Where a property was transferred by deed of gift on condition that the transferee would care for the transferor in the property, the condition was not void for uncertainty. Since, however, the condition was not fulfilled, the gift failed and the transferee held the property on trust for the transferor, who was consequently not eligible for income support.
The Court of Appeal upheld the decision of a Social Security Commissioner rejecting the appellant's claim for income support.
The appellant transferred her flat to her daughter by a deed of gift, on condition that her daughter would look after her in the flat, and pay off the mortgage. The daughter was registered as owner of the property and duly paid off the mortgage, but evicted the appellant from the flat.
The appellant's claim for income support was rejected by an adjudication officer. Her appeals to the Appeal Tribunal and the Social Security Commissioner were dismissed.
Lorna Findlay (Ward & Griffiths, Nottingham) for the appellant; Timothy Mould (Solicitor, Department of Social Security) for the Chief Adjudication Officer.
Lord Justice Staughton said that the commissioner had found that the transfer of the property was a gift subject to a condition subsequent, namely that the appellant's daughter would look after her in the flat. That condition had not been fulfilled and the gift had, consequently, failed, so that the daughter held the property on trust for the appellant.
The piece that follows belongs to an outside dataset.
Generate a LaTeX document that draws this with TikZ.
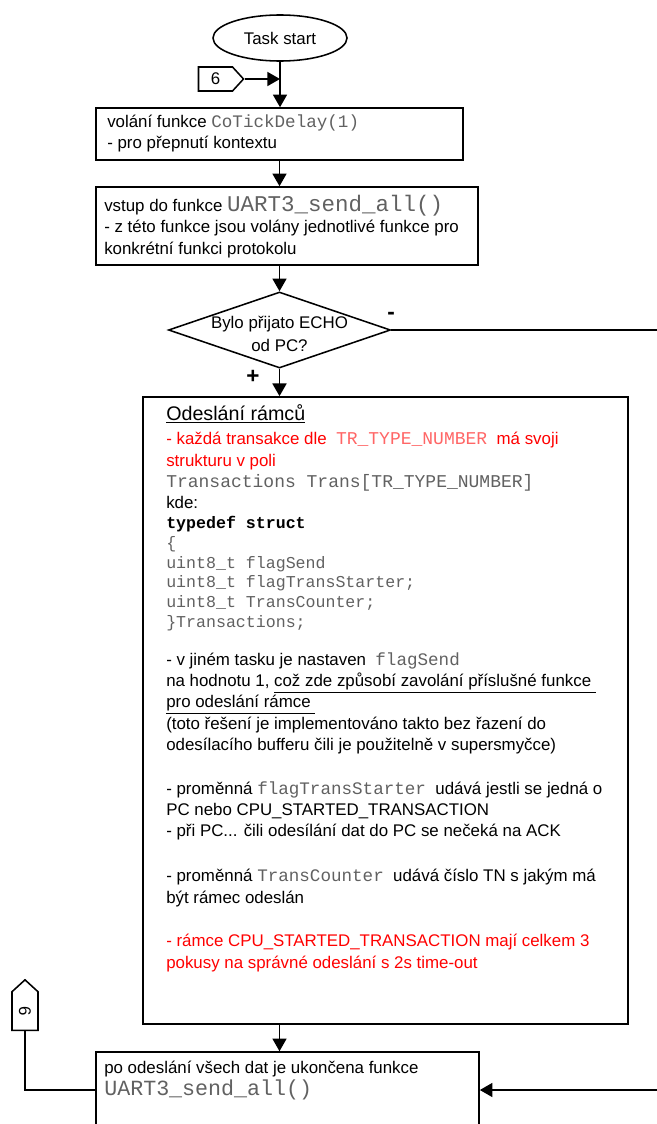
\documentclass[tikz,border=0pt]{standalone}
\usepackage{fontspec}
\setmainfont{Liberation Sans}
\setmonofont{Liberation Mono}
\usetikzlibrary{arrows.meta, positioning, shapes.geometric, shapes.symbols}

\definecolor{codegray}{gray}{0.38}
\definecolor{codered}{rgb}{1,0.4,0.4}
\newcommand{\code}[1]{{\fontsize{12.5}{15.2}\selectfont\ttfamily\color{codegray}#1}}
\newcommand{\bigcode}[1]{{\fontsize{16}{16}\selectfont\ttfamily\color{codegray}#1}}

\tikzset{
  flow/.style={-{Triangle[length=9pt,width=10pt]}, line width=1.1pt},
  wire/.style={line width=1.1pt},
  box/.style={draw, line width=1.1pt, rectangle, inner sep=0pt},
  txt/.style={anchor=north west, inner sep=0pt, align=left,
    font=\fontsize{12}{15.2}\selectfont},
  tag/.style={draw, line width=1.1pt, signal, signal pointer angle=95,
    inner sep=0pt, font=\fontsize{12}{12}\selectfont},
}

\begin{document}
\begin{tikzpicture}[x=0.025cm, y=-0.025cm]
\useasboundingbox (0,0) rectangle (657,1124);
\clip (0,0) rectangle (657,1124);

% Task start and the entry mark
\node[box, ellipse, minimum width=3.35cm, minimum height=1.15cm,
  font=\fontsize{12}{12}\selectfont] (start) at (280,38) {Task start};
\node[tag, signal to=east, minimum width=1.125cm, minimum height=0.6cm]
  (tagin) at (215.5,79) {6};
\draw[flow] (tagin.east) -- (tagin.east -| start.south);

% context switch
\node[box, minimum width=9.175cm, minimum height=1.3cm] (delay) at (279.5,134) {};
\node[txt] (delaytxt) at (107,114)
  {volání funkce \code{CoTickDelay(1)}\\- pro přepnutí kontextu};
\draw[flow] (start.south) -- (start.south |- delay.north);

% entry to UART3_send_all
\node[box, minimum width=9.55cm, minimum height=1.95cm] (entry) at (287,226) {};
\node[txt] (entrytxt) at (104,195)
  {vstup do funkce \bigcode{UART3\_send\_all()}\\
   - z této funkce jsou volány jednotlivé funkce pro\\
   konkrétní funkci protokolu};
\draw[flow] (delay.south) -- (delay.south |- entry.north);

% ECHO decision
\node[draw, diamond, line width=1.1pt, aspect=2.9, inner sep=0pt,
  minimum width=5.55cm, minimum height=1.9cm] (echo) at (279.5,330) {};
\node[align=center, inner sep=0pt, font=\fontsize{12}{16.3}\selectfont]
  (echotxt) at (279.5,334) {Bylo přijato ECHO\\od PC?};
\draw[flow] (delay.south |- entry.south) -- (delay.south |- echo.north);
\coordinate (skipright) at (657,330);
\draw[wire] (echo.east) -- (skipright);
\node[font=\bfseries\fontsize{16}{16}\selectfont] (minus) at (391,316) {-};
\node[font=\bfseries\fontsize{16}{16}\selectfont] (plus) at (253,377) {+};

% sending of frames
\node[box, minimum width=12.125cm, minimum height=15.675cm] (frames) at (385.5,710.5) {};
\draw[flow] (echo.south) -- (echo.south |- frames.north);
\node[txt, font=\fontsize{14}{14}\selectfont] (framehead) at (166,404)
  {\underline{Odeslání rámců}};
\node[txt] (framestruct) at (166,432)
  {\textcolor{red}{- každá transakce dle \ {\fontsize{12.8}{15}\selectfont\ttfamily\color{codered}TR\_TYPE\_NUMBER} \ má svoji}\\
   \textcolor{red}{strukturu v poli}\\
   {\fontsize{12.8}{15}\selectfont\ttfamily\color{codegray}Transactions Trans[TR\_TYPE\_NUMBER]}\\
   kde:\\[-1pt]
   {\fontsize{11.8}{14}\selectfont\ttfamily\bfseries typedef struct}\\[-1.2pt]
   {\fontsize{11.8}{14}\selectfont\ttfamily\color{codegray}\{}\\[-1.2pt]
   {\fontsize{11.8}{14}\selectfont\ttfamily\color{codegray}uint8\_t flagSend}\\[-1.2pt]
   {\fontsize{11.8}{14}\selectfont\ttfamily\color{codegray}uint8\_t flagTransStarter;}\\[-1.2pt]
   {\fontsize{11.8}{14}\selectfont\ttfamily\color{codegray}uint8\_t TransCounter;}\\[-1.2pt]
   {\fontsize{11.8}{14}\selectfont\ttfamily\color{codegray}\}Transactions;}};
\node[txt] (flagpar) at (166,652)
  {- v jiném tasku je nastaven \ \code{flagSend}\\
   na hodnotu 1, \underline{což zde způsobí zavolání příslušné funkce\ }\\
   \underline{pro odeslání rámce\ }\\
   (toto řešení je implementováno takto bez řazení do\\
   odesílacího bufferu čili je použitelně v supersmyčce)};
\node[txt] (starterpar) at (166,781)
  {- proměnná \code{flagTransStarter} \ udává jestli se jedná o\\
   PC nebo CPU\_STARTED\_TRANSACTION\\
   - při PC... čili odesílání dat do PC se nečeká na ACK};
\node[txt] (counterpar) at (166,869)
  {- proměnná \code{TransCounter} \ udává číslo TN s jakým má\\
   být rámec odeslán};
\node[txt, text=red] (retrypar) at (166,934)
  {- rámce CPU\_STARTED\_TRANSACTION mají celkem 3\\
   pokusy na správné odeslání s 2s time-out};

% end of UART3_send_all
\node[box, minimum width=9.575cm, minimum height=1.9cm] (finish) at (287.5,1090) {};
\node[txt] (finishtxt) at (104,1061)
  {po odeslání všech dat je ukončena funkce\\
   {\fontsize{15.4}{15}\selectfont\ttfamily\color{codegray}UART3\_send\_all()}};
\draw[flow] (frames.south -| echo.south) -- (echo.south |- finish.north);
\coordinate (backright) at (657,1090);
\draw[flow] (backright) -- (finish.east);

% exit mark
\node[tag, signal to=north, minimum width=0.65cm, minimum height=1.1cm]
  (tagout) at (25,1011) {\rotatebox{-90}{6}};
\draw[wire] (finish.west) -| (tagout.south);
\end{tikzpicture}
\end{document}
He had found, accordingly, that the appellant was not entitled to income support, since her capital exceeded the amount prescribed by regulation 45 of the Income Support (General) Regulations 1987 as amended.
The question arose whether the condition that the appellant's daughter care for her in the flat was void for uncertainty. If it were, it would promote the appellant's claim for income support, but it would also follow that she would be unable to recover the proceeds of sale of the flat from her daughter.
The wider implications of such a decision were a cause of great concern. There must be many elderly parents who parted with their property to their children on assurances such as that given to the appellant.
In his Lordship's judgment the condition could fairly be construed as requiring the daughter to allow the appellant to live in the flat for as long as it was reasonably practicable for her to do so, and to see that she was provided, for payment if required, with the basic necessities of life. Such a term had sufficient certainty to ensure that it was valid and effective.
It was then necessary to decide the value of the flat. There was a dispute as to what was required to be valued by regulation 49 of the amended Regulations with regard to the cost of realising the appellant's beneficial interest. Was it the flat, or the beneficial interest in the flat in the appellant's hands? If the latter view were correct, it was said that the court would have to envisage the appellant going to an estate agent and offering her, presumably disputed, beneficial interest for sale. Would anyone buy it all, or for at least pounds 6,000?
It was doubtful whether so complicated a calculation was required by the regulation.
The right course was to make some deduction for the costs likely to be incurred in realising the asset. That was what the commissioner had done in the present case. He had concluded that there would in any event remain more than pounds 6,000, which was the relevant capital limit under regulation 45 at the time. That was a conclusion of fact with which the court could not interfere.